Wednesday, January 9, 2019
Court Says, Assuming Such Persons Are Protected by the Second Amendment, Statutory Prohibition Is a Proper Exercise of Congress’s Authority
By a MetNews Staff Writer
The Ninth U.S. Circuit Court of Appeals yesterday joined five of other circuits in rejecting a Second Amendment challenge to a federal law prohibiting unlawful aliens from possessing firearms, though it did so without making a definitive determination as to whether such persons are covered by the amendment.
Senior Circuit Judge N. Randy Smith wrote the opinion.
Smith assumed without deciding that Second Amendment rights extend to the defendant, Victor M. Torres, who was convicted before District Court Judge Edward J. Davila of the Northern District of California of violating 18 U.S.C. §922(g)(5)(A), which prohibits possession of firearms by persons unlawfully present in the United States.
The jurist applied the Ninth Circuit’s two-step inquiry, adopted by the court in the 2013 case of United States v. Chovan, in determining whether a challenged law comports with the Second Amendment. Under that test, the court first asks whether the law burdens Second Amendment-protected conduct, and then determines the level of scrutiny to apply.
The parties’ disagreement as to the answer to the first question centered around whether “the people” whose rights the amendment protects include illegal immigrants such as the defendant.
Torres—a San Jose gang member who entered the county as an adult after his parents sent him back to his native Mexico at age 16 in response to his criminal ways—argued that the constitutional provision applied to him despite his immigration status because of his connections with the U.S., where he had spent much of his childhood.
The federal government, on the other hand, pushed the reasoning adopted by the Fourth, Fifth, and Eighth U.S. Circuit Courts of Appeals, which had each upheld §922(g)(5) after finding that illegal immigrants are not members of “the people” to which the Second Amendment applies.
First Question Skirted
Smith adopted neither party’s view. Instead, he took the approach adopted by the Tenth Circuit in its 2012 decision in United States v. Huitron-Guizar. That decision interpreted the United States Supreme Court’s 2008 decision in District of Columbia v. Heller which declared that Second Amendment protects “the right of citizens.”
The Tenth Circuit, Smith recited, “like the Seventh Circuit, refused to find that Heller’s use of ‘citizen’ was a conclusive determination that unlawful aliens are not within the scope of the Second Amendment right, but, instead, assumed for the purposes of the analysis that (at least some) unlawful aliens fall within the scope and concluded the statute passed intermediate scrutiny.”
“[W]e agree with the Tenth Circuit’s approach, because we believe the state of the law precludes us from reaching a definite answer on whether unlawful aliens are included in the scope of the Second Amendment right. The Tenth Circuit correctly held that this question is ‘large and complicated.’…Therefore, on this record, we find it imprudent to examine whether Torres (as an unlawful alien) falls within the scope of the Second Amendment right. As such, we assume (without deciding) that unlawful aliens, such as Torres, fall within the scope of the Second Amendment right as articulated under Heller…and proceed to the appropriate scrutiny we should give to § 922(g)(5).”
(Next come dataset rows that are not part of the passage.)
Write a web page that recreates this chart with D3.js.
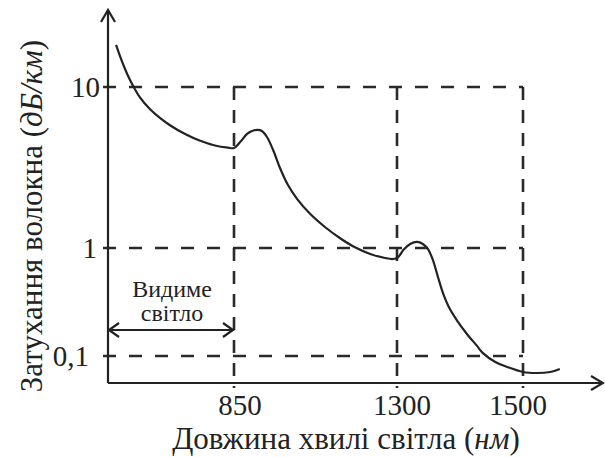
<!DOCTYPE html>
<html>
<head>
<meta charset="utf-8">
<script src="https://cdn.jsdelivr.net/npm/d3@7/dist/d3.min.js"></script>
<style>
  html, body { margin: 0; padding: 0; background: #fff; }
  svg { display: block; }
  text { font-family: "Liberation Serif", "Times New Roman", serif; fill: #222; }
</style>
</head>
<body>
<svg id="chart" width="605" height="457"></svg>
<script>
// ---- data ----
const wavelengths = [616, 624, 634, 642, 650, 663, 683, 703, 723, 753, 783, 812, 838, 850, 867, 886, 900, 914, 927, 941, 958, 977, 999, 1024, 1060, 1101, 1143, 1184, 1226, 1267, 1289, 1302, 1310, 1321, 1332, 1341, 1349, 1357, 1365, 1373, 1384, 1397, 1411, 1427, 1436, 1456, 1475, 1500, 1535, 1568, 1592];
const attenuation = [18.24, 15.49, 12.88, 11.32, 10.13, 8.66, 7.31, 6.43, 5.79, 5.10, 4.63, 4.33, 4.20, 4.18, 4.55, 5.11, 5.33, 5.41, 5.33, 4.89, 4.06, 3.14, 2.46, 2.02, 1.63, 1.35, 1.15, 1.01, 0.880, 0.808, 0.791, 0.825, 0.958, 1.059, 1.09, 1.059, 0.979, 0.774, 0.539, 0.383, 0.272, 0.206, 0.160, 0.124, 0.107, 0.088, 0.0791, 0.0711, 0.0696, 0.0711, 0.0758];
const xTicks = [850, 1300, 1500];
const xTickLabels = ["850", "1300", "1500"];
const yTicks = [10, 1, 0.1];
const yTickLabels = ["10", "1", "0,1"];
const visibleRange = [600, 850];
const visibleLabel = ["Видиме", "світло"];

// ---- scales (schematic, piecewise) ----
const x = d3.scaleLinear().domain([600, 850, 1300, 1500, 1700]).range([108, 234, 397, 523, 603]);
const y = d3.scaleLog().domain([0.0562, 0.1, 1, 10, 30]).range([383, 356, 248, 87, 10]);

const svg = d3.select("#chart");
const ink = "#222";
const x0 = x.range()[0], y0 = y.range()[0];
const xEnd = x.range()[4], yTop = y.range()[4];

// dashed guide lines
const gridG = svg.append("g").attr("stroke", "#2a2a2a").attr("stroke-width", 2.6).attr("fill", "none");
yTicks.forEach(v => {
  gridG.append("line").attr("x1", x0 - 5).attr("x2", x(1500)).attr("y1", y(v)).attr("y2", y(v))
    .attr("stroke-dasharray", "13,13");
});
xTicks.forEach(v => {
  gridG.append("line").attr("x1", x(v)).attr("x2", x(v)).attr("y1", y(10)).attr("y2", y0 + 5)
    .attr("stroke-dasharray", "13,10");
});

// axes
const axG = svg.append("g").attr("stroke", ink).attr("stroke-width", 2.2).attr("fill", "none");
axG.append("line").attr("x1", x0).attr("x2", x0).attr("y1", y0).attr("y2", yTop);
axG.append("line").attr("x1", x0).attr("x2", xEnd).attr("y1", y0).attr("y2", y0);
axG.append("path").attr("d", `M${x0 - 7},${yTop + 12} L${x0},${yTop} L${x0 + 7},${yTop + 12}`);
axG.append("path").attr("d", `M${xEnd - 12},${y0 - 7} L${xEnd},${y0} L${xEnd - 12},${y0 + 7}`);

// curve
const line = d3.line().x((d, i) => x(wavelengths[i])).y(d => y(d)).curve(d3.curveCatmullRom.alpha(0.5));
svg.append("path").datum(attenuation).attr("d", line)
  .attr("fill", "none").attr("stroke", ink).attr("stroke-width", 2.2);

// tick labels
const xLabelDx = [6, 5, -5];
svg.append("g").selectAll("text").data(xTicks).join("text")
  .attr("x", (d, i) => x(d) + xLabelDx[i]).attr("y", 415).attr("text-anchor", "middle")
  .attr("font-size", 29).text((d, i) => xTickLabels[i]);
const yLabelEnd = [100, 97, 89];
svg.append("g").selectAll("text").data(yTicks).join("text")
  .attr("x", (d, i) => yLabelEnd[i]).attr("y", d => y(d) + 10).attr("text-anchor", "end")
  .attr("font-size", 29).text((d, i) => yTickLabels[i]);

// axis titles
const xt = svg.append("text").attr("x", 346).attr("y", 449).attr("text-anchor", "middle").attr("font-size", 31);
xt.append("tspan").text("Довжина хвилі світла (");
xt.append("tspan").attr("font-style", "italic").text("нм");
xt.append("tspan").text(")");

const yt = svg.append("text").attr("transform", "translate(42,216) rotate(-90)").attr("text-anchor", "middle").attr("font-size", 31);
yt.append("tspan").text("Затухання волокна (");
yt.append("tspan").attr("font-style", "italic").text("дБ/км");
yt.append("tspan").text(")");

// visible-light annotation
const vm = (x(visibleRange[0]) + x(visibleRange[1])) / 2;
svg.append("text").attr("x", vm + 1).attr("y", 297).attr("text-anchor", "middle").attr("font-size", 24).text(visibleLabel[0]);
svg.append("text").attr("x", vm + 1).attr("y", 321).attr("text-anchor", "middle").attr("font-size", 24).text(visibleLabel[1]);
const ay = 330;
const arG = svg.append("g").attr("stroke", ink).attr("stroke-width", 2.2).attr("fill", "none");
arG.append("line").attr("x1", x(visibleRange[0])).attr("x2", x(visibleRange[1])).attr("y1", ay).attr("y2", ay);
arG.append("path").attr("d", `M${x(visibleRange[0]) + 11},${ay - 7} L${x(visibleRange[0]) + 1},${ay} L${x(visibleRange[0]) + 11},${ay + 7}`);
arG.append("path").attr("d", `M${x(visibleRange[1]) - 11},${ay - 7} L${x(visibleRange[1]) - 1},${ay} L${x(visibleRange[1]) - 11},${ay + 7}`);
</script>
</body>
</html>
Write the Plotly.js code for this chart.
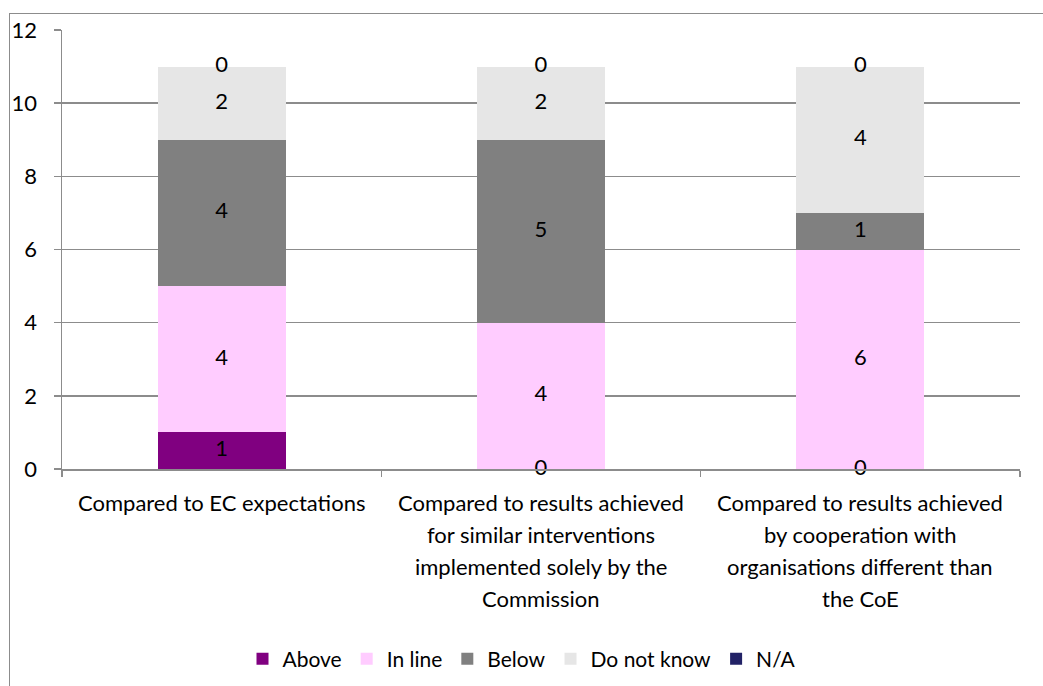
<!DOCTYPE html>
<html>
<head>
<meta charset="utf-8">
<script src="https://cdn.plot.ly/plotly-3.0.1.min.js"></script>
<style>
  html, body { margin: 0; padding: 0; background: #fff; }
  #wrap { position: relative; width: 1043px; height: 686px; overflow: hidden; }
  #chart { width: 1043px; height: 686px; }
  #frame { position: absolute; left: 9px; top: 13px; width: 1100px; height: 720px;
           border: 1.5px solid #8c8c8c; pointer-events: none; }
</style>
</head>
<body>
<div id="wrap"><div id="chart"></div><div id="frame"></div></div>
<script>
// ---- data ----
const categories = ['Compared to EC expectations',
  'Compared to results achieved for similar interventions implemented solely by the Commission',
  'Compared to results achieved by cooperation with organisations different than the CoE'];
const categoryLines = [
  ['Compared to EC expectations'],
  ['Compared to results achieved', 'for similar interventions', 'implemented solely by the', 'Commission'],
  ['Compared to results achieved', 'by cooperation with', 'organisations different than', 'the CoE']
];
const seriesNames = ['Above', 'In line', 'Below', 'Do not know', 'N/A'];
const above     = [1, 0, 0];
const inLine    = [4, 4, 6];
const below     = [4, 5, 1];
const doNotKnow = [2, 2, 4];
const notApplicable = [0, 0, 0];
const seriesColors = ['#800080', '#FFCCFF', '#808080', '#E6E6E6', '#222266'];
const yTicks = [0, 2, 4, 6, 8, 10, 12];

// ---- build ----
const seriesValues = [above, inLine, below, doNotKnow, notApplicable];
const FONT = 'Lato, Carlito, Calibri, sans-serif';
const FS = 22;
const traces = [];
seriesValues.forEach((vals, i) => {
  traces.push({
    type: 'bar', name: seriesNames[i], x: categories, y: vals,
    marker: { color: seriesColors[i], line: { width: 0 } },
    hoverinfo: 'skip'
  });
});
// labels at segment centres (zero segments labelled at their base)
const base = [0, 0, 0];
const lx = [], ly = [], lt = [];
seriesValues.forEach(vals => {
  vals.forEach((v, j) => {
    lx.push(categories[j]); ly.push(base[j] + v / 2); lt.push(String(v));
    base[j] += v;
  });
});
traces.push({
  type: 'scatter', mode: 'text', x: lx, y: ly, text: lt,
  textposition: 'middle center', textfont: { family: FONT, size: FS, color: '#000' },
  showlegend: false, hoverinfo: 'skip', cliponaxis: false
});

const annotations = [];
categoryLines.forEach((lines, j) => {
  lines.forEach((ln, k) => {
    annotations.push({
      x: categories[j], xref: 'x', y: 0, yref: 'paper', yanchor: 'middle',
      yshift: -(33 + k * 32), text: ln, showarrow: false,
      font: { family: FONT, size: FS, color: '#000' }
    });
  });
});

const layout = {
  width: 1043, height: 686,
  margin: { l: 62, r: 23, t: 30, b: 217 },
  paper_bgcolor: '#fff', plot_bgcolor: '#fff',
  barmode: 'stack', bargap: 0.6,
  font: { family: FONT, size: FS, color: '#000' },
  xaxis: {
    type: 'category', showticklabels: false, ticks: 'outside', tickson: 'boundaries',
    ticklen: 6, tickcolor: '#8c8c8c', tickwidth: 1.5,
    showline: true, linecolor: '#8c8c8c', linewidth: 1.5, showgrid: false, zeroline: false,
    fixedrange: true
  },
  yaxis: {
    range: [0, 12], tickvals: yTicks, ticktext: yTicks.map(String),
    ticks: 'outside', ticklen: 7, tickcolor: '#8c8c8c', tickwidth: 1.5,
    showline: true, linecolor: '#8c8c8c', linewidth: 1.5,
    showgrid: true, gridcolor: '#8c8c8c', gridwidth: 1.5, zeroline: false,
    tickfont: { family: FONT, size: FS, color: '#000' }, ticklabelstandoff: 12
  },
  legend: {
    orientation: 'h', xref: 'container', x: 0.5, xanchor: 'center',
    yref: 'container', y: 1 - 659 / 686, yanchor: 'middle',
    font: { family: FONT, size: 21, color: '#000' }, traceorder: 'normal',
    itemclick: false, itemdoubleclick: false, itemwidth: 30
  },
  annotations: annotations,
  showlegend: true
};

Plotly.newPlot('chart', traces, layout, { displayModeBar: false, staticPlot: true });
</script>
</body>
</html>
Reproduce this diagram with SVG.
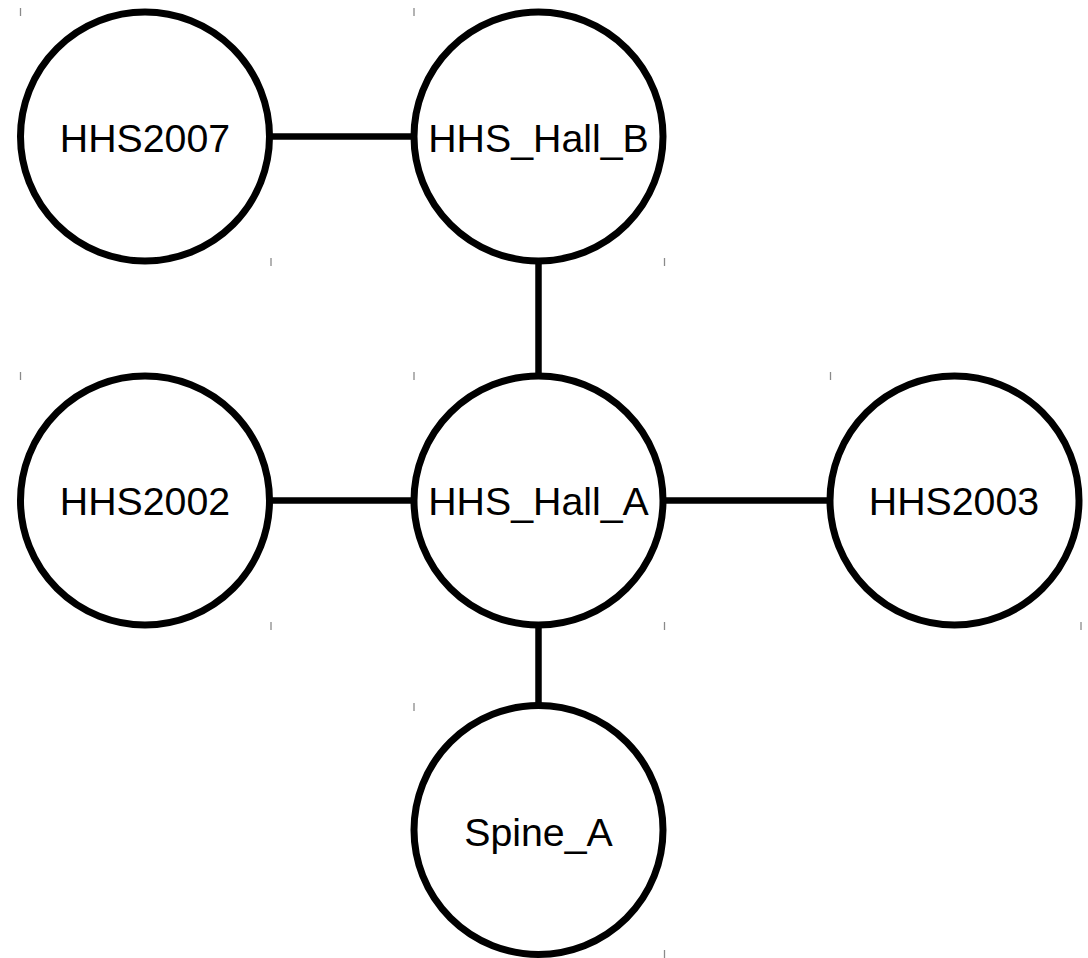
<svg xmlns="http://www.w3.org/2000/svg" width="1088" height="958" viewBox="0 0 1088 958">
<style>
.node circle{fill:#fff;stroke:#000;stroke-width:7}
.node text{font-family:"Liberation Sans",Arial,sans-serif;font-size:39.3px;fill:#000;text-anchor:middle}
.tick{stroke:#8a8a8a;stroke-width:1.3}
#edges line{stroke:#000;stroke-width:6.5}
</style>
<rect width="1088" height="958" fill="#fff"/>
<g id="edges">
<line x1="270" y1="136.5" x2="413" y2="136.5"/>
<line x1="538.5" y1="262" x2="538.5" y2="375"/>
<line x1="270" y1="500.5" x2="413" y2="500.5"/>
<line x1="664" y1="500.5" x2="830" y2="500.5"/>
<line x1="538.5" y1="626" x2="538.5" y2="706"/>
</g>
<g id="HHS2007" class="node">
<line class="tick" x1="20.5" y1="8" x2="20.5" y2="16"/><line class="tick" x1="271" y1="258" x2="271" y2="266"/>
<circle cx="145" cy="136.5" r="124.5"/>
<text x="145" y="151.5">HHS2007</text>
</g>
<g id="HHS_Hall_B" class="node">
<line class="tick" x1="414" y1="8" x2="414" y2="16"/><line class="tick" x1="664.5" y1="258" x2="664.5" y2="266"/>
<circle cx="538.5" cy="136.5" r="124.5"/>
<text x="538.5" y="151.5">HHS_Hall_B</text>
</g>
<g id="HHS2002" class="node">
<line class="tick" x1="20.5" y1="372" x2="20.5" y2="380"/><line class="tick" x1="271" y1="622" x2="271" y2="630"/>
<circle cx="145" cy="500.5" r="124.5"/>
<text x="145" y="514.5">HHS2002</text>
</g>
<g id="HHS_Hall_A" class="node">
<line class="tick" x1="414" y1="372" x2="414" y2="380"/><line class="tick" x1="664.5" y1="622" x2="664.5" y2="630"/>
<circle cx="538.5" cy="500.5" r="124.5"/>
<text x="538.5" y="514.5">HHS_Hall_A</text>
</g>
<g id="HHS2003" class="node">
<line class="tick" x1="830.5" y1="372" x2="830.5" y2="380"/><line class="tick" x1="1081" y1="622" x2="1081" y2="630"/>
<circle cx="954.5" cy="500.5" r="124.5"/>
<text x="954" y="514.5">HHS2003</text>
</g>
<g id="Spine_A" class="node">
<line class="tick" x1="414" y1="703" x2="414" y2="711"/><line class="tick" x1="664.5" y1="950" x2="664.5" y2="958"/>
<circle cx="538.5" cy="830" r="124.5"/>
<text x="538.5" y="846">Spine_A</text>
</g>
</svg>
Intermediate Scrutiny Applied
Like the Tenth Circuit, and the Seventh Circuit after it, Smith applied intermediate scrutiny which, he said, was the appropriate level of review because the statute “does not implicate the core Second Amendment right.”
To survive such review, Smith said, a statute must, under Chovan, “have (1) a ‘significant, substantial, or important’ government objective; and (2) a reasonable fit between that objective and the conduct regulated.”
He noted that the government argues that has “interests in crime control and public safety” that need protection, and remarked: “We agree,” elaborating:
“These government interests are particularly applicable to those subject to removal….If armed, unlawful aliens could pose a threat to immigration officers or other law enforcement who attempt to apprehend and remove them.”
Smith went on to say:
“[T]he government’s interests in controlling crime and ensuring public safety are promoted by keeping firearms out of the hands of unlawful aliens—who are subject to removal, are difficult to monitor due to an inherent incentive to falsify information and evade law enforcement, and have already shown they are unable or unwilling to conform their conduct to the laws of this country.”
The case is United States v. Torres, No. 15-10492.